Matched pairs example (Exercise 7.19)

library(resampledata)
  • Groceries example: are prices at Target and Walmart different?

The plan

  • To perform a two-sample, paired t-test
  • we can produce a vector of the differences in prices and run a one-sample t-test.
  • If the confidence interval does NOT contain zero we have evidence of a difference of means.
  • try it…

vector of differences and t-test

DiffInPrice <- Groceries$Target-Groceries$Walmart
t.test(DiffInPrice, conf.level=.95)

    One Sample t-test

data:  DiffInPrice
t = 0.47046, df = 29, p-value = 0.6415
alternative hypothesis: true mean is not equal to 0
95 percent confidence interval:
 -0.1896825  0.3030159
sample estimates:
 mean of x 
0.05666667 

R shortcut

  • As long as you remember that R does exactly what you tell it to do, it's ok to use an R shortcut:
t.test(Groceries$Target, Groceries$Walmart, conf.level=.95, paired=T)

    Paired t-test

data:  Groceries$Target and Groceries$Walmart
t = 0.47046, df = 29, p-value = 0.6415
alternative hypothesis: true difference in means is not equal to 0
95 percent confidence interval:
 -0.1896825  0.3030159
sample estimates:
mean of the differences 
             0.05666667 

Conclusion

  • Here, 0 is in the confidence interval so we cannot conclude there is a statistical difference in prices between Target and Walmart.

Analysis as before

  • As we did earlier, let's remove any extreme outliers.
  • Here is a box plot of the differences of prices, so we can see how to sort.
boxplot(Groceries$Target-Groceries$Walmart)

plot of chunk unnamed-chunk-4

Remove outlier(s)

  • I'll remove any data points where the difference in price between Target and Walmart is more than $2.

  • The which command returns the index of the data point(s). If we pass the whole which command to the new vector construction we don't need to know the particular index values.

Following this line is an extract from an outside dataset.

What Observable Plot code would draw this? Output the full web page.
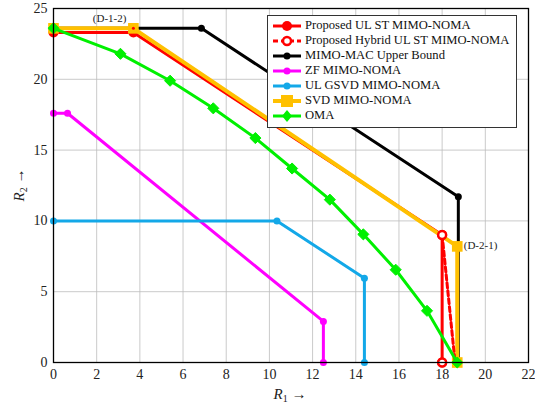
<!DOCTYPE html>
<html><head><meta charset="utf-8">
<script src="https://cdn.jsdelivr.net/npm/d3@7"></script>
<script src="https://cdn.jsdelivr.net/npm/@observablehq/plot@0.6"></script>
<style>
body{margin:0;background:#fff;}
#wrap{position:relative;width:535px;height:408px;font-family:"Liberation Serif",serif;}
#wrap svg text{font-family:"Liberation Serif",serif !important;}
#legend{position:absolute;left:267px;top:15px;width:250px;height:113px;border:1px solid #333;background:#fff;box-sizing:border-box;padding-top:2px;}
.row{display:flex;align-items:center;height:15px;font-size:12.6px;color:#111;white-space:nowrap;}
.row svg{margin-left:5px;margin-right:4px;flex:none;}
</style></head>
<body><div id="wrap"><div id="legend"></div></div>
<script>
// ---- data ----
const xTicks = [0,2,4,6,8,10,12,14,16,18,20,22];
const yTicks = [0,5,10,15,20,25];
const proposedR1 = [0, 3.7, 18.0, 18.0];
const proposedR2 = [23.3, 23.3, 9.0, 0];
const hybridR1 = [3.7, 18.0, 18.6];
const hybridR2 = [23.6, 9.0, 0];
const macR1 = [0, 6.85, 18.75, 18.75];
const macR2 = [23.6, 23.6, 11.7, 0];
const zfR1 = [0, 0.65, 12.5, 12.5];
const zfR2 = [17.6, 17.6, 2.9, 0];
const gsvdR1 = [0, 10.35, 14.4, 14.4];
const gsvdR2 = [10.0, 10.0, 5.95, 0];
const svdR1 = [0, 3.7, 18.7, 18.7];
const svdR2 = [23.6, 23.6, 8.2, 0];
const omaR1 = [0, 3.1, 5.4, 7.4, 9.35, 11.05, 12.8, 14.35, 15.85, 17.3, 18.7];
const omaR2 = [23.6, 21.8, 19.9, 17.95, 15.85, 13.7, 11.5, 9.05, 6.55, 3.65, 0];
const seriesNames = ["Proposed UL ST MIMO-NOMA","Proposed Hybrid UL ST MIMO-NOMA","MIMO-MAC Upper Bound","ZF MIMO-NOMA","UL GSVD MIMO-NOMA","SVD MIMO-NOMA","OMA"];
const seriesColors = ["#ff0000","#ff0000","#000000","#ff00ff","#13a8e8","#ffc000","#00f000"];
const annoLeft = [{x:2.6, y:24.3, t:"(D-1-2)"}];
const annoRight = [{x:19.0, y:8.3, t:"(D-2-1)"}];

const pts = (xs, ys) => xs.map((x,i)=>({x, y:ys[i]}));
const P = pts(proposedR1, proposedR2), H = pts(hybridR1, hybridR2), M = pts(macR1, macR2),
      Z = pts(zfR1, zfR2), G = pts(gsvdR1, gsvdR2), S = pts(svdR1, svdR2), O = pts(omaR1, omaR2);
const C = seriesColors;

const chart = Plot.plot({
  width:535, height:408,
  marginLeft:53, marginRight:7, marginTop:8, marginBottom:46,
  style:{fontFamily:"Liberation Serif, serif", fontSize:"14px", background:"#fff", color:"#222"},
  x:{domain:[0,22], ticks:xTicks, label:null},
  y:{domain:[0,25], ticks:yTicks, label:null},
  marks:[
    Plot.gridX(xTicks, {stroke:"#bdbdbd", strokeOpacity:1, strokeWidth:0.8}),
    Plot.gridY(yTicks, {stroke:"#bdbdbd", strokeOpacity:1, strokeWidth:0.8}),
    Plot.axisX({ticks:xTicks, tickSize:0, tickPadding:7, fontSize:14, tickFormat:d=>d}),
    Plot.axisY({ticks:yTicks, tickSize:0, tickPadding:6, fontSize:14, tickFormat:d=>d}),
    // MIMO-MAC
    Plot.line(M, {x:"x", y:"y", stroke:C[2], strokeWidth:3}),
    Plot.dot(M, {x:"x", y:"y", r:3.5, fill:C[2]}),
    // ZF
    Plot.line(Z, {x:"x", y:"y", stroke:C[3], strokeWidth:3}),
    Plot.dot(Z, {x:"x", y:"y", r:3.5, fill:C[3]}),
    // GSVD
    Plot.line(G, {x:"x", y:"y", stroke:C[4], strokeWidth:3}),
    Plot.dot(G, {x:"x", y:"y", r:3.5, fill:C[4]}),
    // Proposed
    Plot.line(P, {x:"x", y:"y", stroke:C[0], strokeWidth:3}),
    Plot.dot(P, {x:"x", y:"y", r:5, fill:C[0]}),
    // SVD
    Plot.line(S, {x:"x", y:"y", stroke:C[5], strokeWidth:4}),
    Plot.dot(S, {x:"x", y:"y", r:6, symbol:"square", fill:C[5]}),
    // Hybrid (dashed segment visible between red and yellow)
    Plot.line(H.slice(1), {x:"x", y:"y", stroke:C[1], strokeWidth:3, strokeDasharray:"5,3"}),
    Plot.dot(H.slice(1,2), {x:"x", y:"y", r:4, fill:"#fff", stroke:C[1], strokeWidth:2.5}),
    Plot.dot(H.slice(0,1), {x:"x", y:"y", r:1.5, fill:C[1]}),
    Plot.dot(P.slice(3), {x:"x", y:"y", r:4, fill:"#fff", stroke:C[0], strokeWidth:2.5}),
    // OMA
    Plot.line(O, {x:"x", y:"y", stroke:C[6], strokeWidth:3}),
    Plot.dot(O, {x:"x", y:"y", r:5, symbol:"diamond2", fill:C[6], stroke:C[6], strokeWidth:1}),
    Plot.text(annoLeft, {x:"x", y:"y", text:"t", textAnchor:"middle", fontSize:11, fill:"#222"}),
    Plot.text(annoRight, {x:"x", y:"y", text:"t", textAnchor:"start", fontSize:11, fill:"#222"}),
    Plot.frame({stroke:"#000", strokeWidth:1.3})
  ]
});
document.getElementById("wrap").prepend(chart);

// axis labels with subscripts
const svg = d3.select(chart);
const xl = svg.append("text").attr("x", 290).attr("y", 399).attr("text-anchor","middle")
  .attr("font-size",15).attr("fill","#222");
xl.append("tspan").attr("font-style","italic").text("R");
xl.append("tspan").attr("font-size",10).attr("dy",3).text("1");
xl.append("tspan").attr("dy",-3).text(" \u2192");
const yl = svg.append("text").attr("transform","translate(24,185) rotate(-90)").attr("text-anchor","middle")
  .attr("font-size",15).attr("fill","#222");
yl.append("tspan").attr("font-style","italic").text("R");
yl.append("tspan").attr("font-size",10).attr("dy",3).text("2");
yl.append("tspan").attr("dy",-3).text(" \u2192");

// legend
const markers = [
  `<circle cx="14" cy="6" r="5" fill="${C[0]}"/>`,
  `<circle cx="14" cy="6" r="4" fill="#fff" stroke="${C[1]}" stroke-width="2.5"/>`,
  `<circle cx="14" cy="6" r="3.5" fill="${C[2]}"/>`,
  `<circle cx="14" cy="6" r="3.5" fill="${C[3]}"/>`,
  `<circle cx="14" cy="6" r="3.5" fill="${C[4]}"/>`,
  `<rect x="8" y="0" width="12" height="12" fill="${C[5]}"/>`,
  `<path d="M14,0 L19,6 L14,12 L9,6Z" fill="${C[6]}"/>`
];
const leg = document.getElementById("legend");
seriesNames.forEach((name,i)=>{
  const dash = i===1 ? 'stroke-dasharray="5,3"' : '';
  const sw = i===5 ? 4 : 3;
  leg.insertAdjacentHTML("beforeend",
    `<div class="row"><svg width="28" height="12"><line x1="0" y1="6" x2="28" y2="6" stroke="${C[i]}" stroke-width="${sw}" ${dash}/>${markers[i]}</svg><span>${name}</span></div>`);
});
</script></body></html>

#which(abs(DiffInPrice)>2)
ModifiedTarget <- Groceries$Target[-which(abs(DiffInPrice)>2)]
ModifiedWalmart <- Groceries$Walmart[-which(abs(DiffInPrice)>2)]

Re-run t-test

t.test(ModifiedTarget, ModifiedWalmart, conf.level = .95, paired=T)

    Paired t-test

data:  ModifiedTarget and ModifiedWalmart
t = 2.2038, df = 28, p-value = 0.03593
alternative hypothesis: true difference in means is not equal to 0
95 percent confidence interval:
 0.01098743 0.30073671
sample estimates:
mean of the differences 
              0.1558621 

Conclusion

  • Removing the outlier (maybe a recording error, etc.?) the confidence interval does not contain 0 and we have (weak) evidence of a difference in prices.
  • Why weak?
    • First, zero just barely missed being in the interval.
    • Second, the associated \( p \)-value is small at a 0.05 level but not at a 0.01 level.

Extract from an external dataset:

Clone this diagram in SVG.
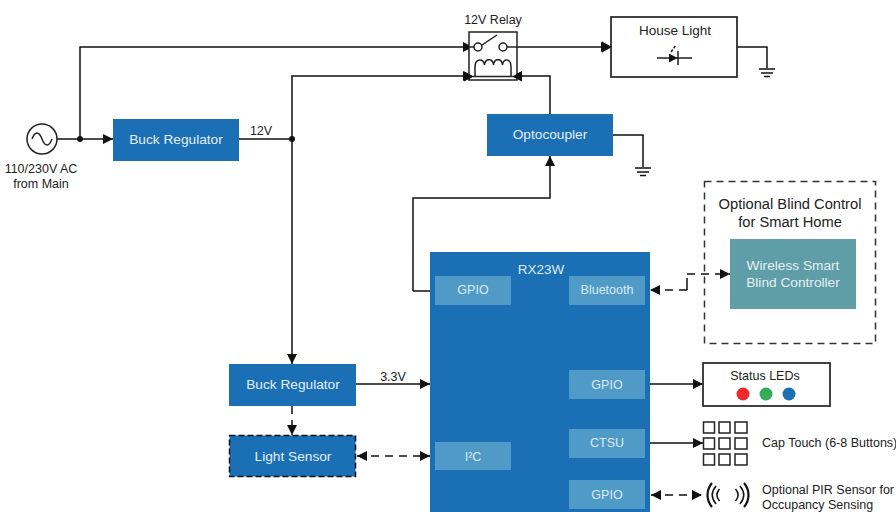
<svg xmlns="http://www.w3.org/2000/svg" width="896" height="512" viewBox="0 0 896 512">
<style>
text{font-family:"Liberation Sans",Arial,sans-serif;font-size:12.5px;fill:#222;text-anchor:middle}
.w{fill:#e4eef6;font-size:13.700px}
.s{fill:#dcebf5;font-size:12.500px}
.b{fill:#1b6fb5}
.i{fill:#4f9ac6}
.o{fill:#fff;stroke:#222;stroke-width:1.700}
.l{fill:none;stroke:#111;stroke-width:1.500}
.a{marker-end:url(#ah)}
.d{stroke-dasharray:8 6}
.t{fill:none;stroke:#222;stroke-width:1.500}
</style>
<defs>
<marker id="ah" markerUnits="userSpaceOnUse" markerWidth="10" markerHeight="11" refX="10" refY="5.500" orient="auto-start-reverse"><path d="M0 0.500L10 5.500L0 10.500Z" fill="#111"/></marker>
</defs>
<g id="connectors">
<path class="l a" d="M57 139H113"/>
<path class="l a" d="M80 139V47H473"/>
<path class="l" d="M239 139H292"/>
<path class="l a" d="M292 139V76H473"/>
<path class="l a" d="M292 139V364"/>
<path class="l a" d="M550 114V76H512"/>
<path class="l a" d="M517 47H611"/>
<path class="l a" d="M413 291V198H550V156"/>
<path class="l" d="M435 291H413"/>
<path class="l" d="M737 47H767V68M759 69H775M761 73H773M764 76.500H770"/>
<path class="l" d="M613 135H643V167M635 168H651M637 172H649M640 175.500H646"/>
<path class="l a" d="M356 384H430"/>
<path class="l a d" d="M292 406V435"/>
<path class="l d" style="marker-start:url(#ah);marker-end:url(#ah)" d="M357 456H430"/>
<path class="l d" style="marker-end:url(#ah)" d="M687 274H730"/>
<path class="l" d="M687 278V290"/>
<path class="l d" style="marker-end:url(#ah)" d="M687 290H650"/>
<path class="l a" d="M650 384H703"/>
<path class="l a" d="M650 443H703"/>
<path class="l d" style="marker-start:url(#ah);marker-end:url(#ah)" d="M651 495H702"/>
<circle cx="80" cy="139" r="3" fill="#111"/>
<circle cx="292" cy="139" r="3" fill="#111"/>
</g>
<g id="ac-source">
<circle cx="42" cy="139" r="15" fill="#fff" stroke="#222" stroke-width="1.500"/>
<path class="t" d="M32 139C35 131 39 131 42 139S49 147 52 139"/>
<text x="41" y="173">110/230V AC</text>
<text x="41" y="188">from Main</text>
</g>
<g id="buck-regulator-1">
<rect class="b" x="113" y="119" width="126" height="42"/>
<text class="w" x="176" y="144">Buck Regulator</text>
<text x="261" y="135">12V</text>
</g>
<g id="relay">
<text x="493" y="24">12V Relay</text>
<rect x="469" y="32" width="48" height="48" fill="#fff" stroke="#222" stroke-width="1.500"/>
<circle cx="478" cy="47" r="4" fill="#fff" stroke="#222" stroke-width="1.500"/>
<circle cx="503" cy="47" r="4" fill="#fff" stroke="#222" stroke-width="1.500"/>
<path class="t" d="M482 45L497 35"/>
<path class="t" d="M475 76V67C475 58 484 58 484.500 65C485 58 493 58 493.500 65C494 58 502 58 502.500 65C503 58 511 58 511 67V76"/>
<path class="t" d="M469 47H474M507 47H517M473 76.500H513"/>
<path d="M464 71.500L474 76.500L464 81.500Z" fill="#111"/>
<path d="M522 71.500L512 76.500L522 81.500Z" fill="#111"/>
</g>
<g id="house-light">
<rect class="o" x="611" y="17" width="126" height="60"/>
<path d="M602 41.500L612 47L602 52.500Z" fill="#111"/>
<text x="675" y="35" style="font-size:13.500px">House Light</text>
<path class="t" d="M657 58H692M678 51V65"/>
<path d="M669 53.500L677.500 58L669 62.500Z" fill="#111"/>
<path class="t" stroke-dasharray="3 1.500" d="M671 52L676 45"/>
</g>
<g id="optocoupler">
<rect class="b" x="487" y="114" width="126" height="42"/>
<text class="w" x="550" y="139">Optocoupler</text>
</g>
<g id="rx23w">
<rect class="b" x="430" y="252" width="220" height="260"/>
<text class="s" x="541" y="274" style="font-size:13.500px">RX23W</text>
<rect class="i" x="435" y="276" width="76" height="29"/><text class="s" x="473" y="294">GPIO</text>
<rect class="i" x="569" y="276" width="76" height="29"/><text class="s" x="607" y="294">Bluetooth</text>
<rect class="i" x="569" y="370" width="76" height="29"/><text class="s" x="607" y="389">GPIO</text>
<rect class="i" x="569" y="429" width="76" height="29"/><text class="s" x="607" y="447">CTSU</text>
<rect class="i" x="569" y="480" width="76" height="29"/><text class="s" x="607" y="499">GPIO</text>
<rect class="i" x="435" y="442" width="76" height="28"/><text class="s" x="473" y="461">I²C</text>
</g>
<g id="buck-regulator-2">
<rect class="b" x="229" y="364" width="127" height="42"/>
<text class="w" x="293" y="389">Buck Regulator</text>
<text x="393" y="381">3.3V</text>
</g>
<g id="light-sensor">
<rect class="b" x="229.500" y="435.500" width="126" height="41" stroke="#111" stroke-width="1.500" stroke-dasharray="6 3"/>
<text class="w" x="293" y="461">Light Sensor</text>
</g>
<g id="blind-control">
<rect x="704.500" y="181.500" width="171" height="162" fill="none" stroke="#333" stroke-width="1.500" stroke-dasharray="7 5"/>
<text x="790" y="209" style="font-size:14.700px">Optional Blind Control</text>
<text x="790" y="227" style="font-size:14.700px">for Smart Home</text>
<rect x="730" y="239" width="126" height="70" fill="#5f9ea6"/>
<text class="w" x="793" y="270" style="font-size:13.700px">Wireless Smart</text>
<text class="w" x="793" y="287" style="font-size:13.700px">Blind Controller</text>
</g>
<g id="status-leds">
<rect class="o" x="703" y="363" width="127" height="43"/>
<text x="765" y="380">Status LEDs</text>
<circle cx="743" cy="394" r="6.500" fill="#ee2a2e"/>
<circle cx="766" cy="394" r="6.500" fill="#35ab5b"/>
<circle cx="789" cy="394" r="6.500" fill="#1b6fb5"/>
</g>
<g id="cap-touch" fill="none" stroke="#222" stroke-width="1.500">
<rect x="703.500" y="422" width="11" height="11"/><rect x="719" y="422" width="11" height="11"/><rect x="735" y="422" width="12" height="11"/>
<rect x="703.500" y="438" width="11" height="11"/><rect x="719" y="438" width="11" height="11"/><rect x="735" y="438" width="12" height="11"/>
<rect x="703.500" y="454" width="11" height="11"/><rect x="719" y="454" width="11" height="11"/><rect x="735" y="454" width="12" height="11"/>
<text x="762" y="447" stroke="none" fill="#222" style="text-anchor:start">Cap Touch (6-8 Buttons)</text>
</g>
<g id="pir-sensor">
<path fill="none" stroke="#111" stroke-width="2.200" d="M712 483C706 490 706 500 712 507M744 483C750 490 750 500 744 507"/>
<path fill="none" stroke="#111" stroke-width="1.500" d="M716 486C711 492 711 498 716 504M719.500 489C716 493 716 497 719.500 501M740 486C745 492 745 498 740 504M735.500 489C739 493 739 497 735.500 501"/>
<text x="762" y="494" style="text-anchor:start">Optional PIR Sensor for</text>
<text x="762" y="509" style="text-anchor:start">Occupancy Sensing</text>
</g>
</svg>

Confidence Intervals for proportions

  • If we want a confidence interval for a proportion (eg. proportion of dry wells in a certain area) we can use a version of Z-test
  • The assumption is that a normal distribution approximates a binomial distribution if \( n \) is large enough.
  • R performs this as a “black box” for us
  • The details are pages 215 - 216
  • R also tries to mitigate error by using a continuity correction

Example. Exercise 7.27

one proportion

  • Find CI for proportion of students who took drug and break out in hives
prop.test(34, 350)$conf
[1] 0.06913692 0.13429260
attr(,"conf.level")
[1] 0.95
  • Find CI for proportion of students who took placebo and break out in hives
prop.test(56, 350)$conf
[1] 0.1240384 0.2036158
attr(,"conf.level")
[1] 0.95
prop.test(34, 350)$conf
[1] 0.06913692 0.13429260
attr(,"conf.level")
[1] 0.95
prop.test(56, 350)$conf
[1] 0.1240384 0.2036158
attr(,"conf.level")
[1] 0.95
  • Notice the two intervals overlap.
  • So it is possible that the proportion is the same for both groups.

difference of proportions

  • Instead of estimating \( p \), we estimate \( p_{\text{drug}}-p_{\text{placebo}} \)
prop.test(c(34, 56), c(350, 350))$conf
[1] -0.11508783 -0.01062645
attr(,"conf.level")
[1] 0.95
  • This time, 0 is not in the CI so we conclude there is a significant effect.
  • These results are contradictory.
  • We'll go with the second result because it considers the data as a whole.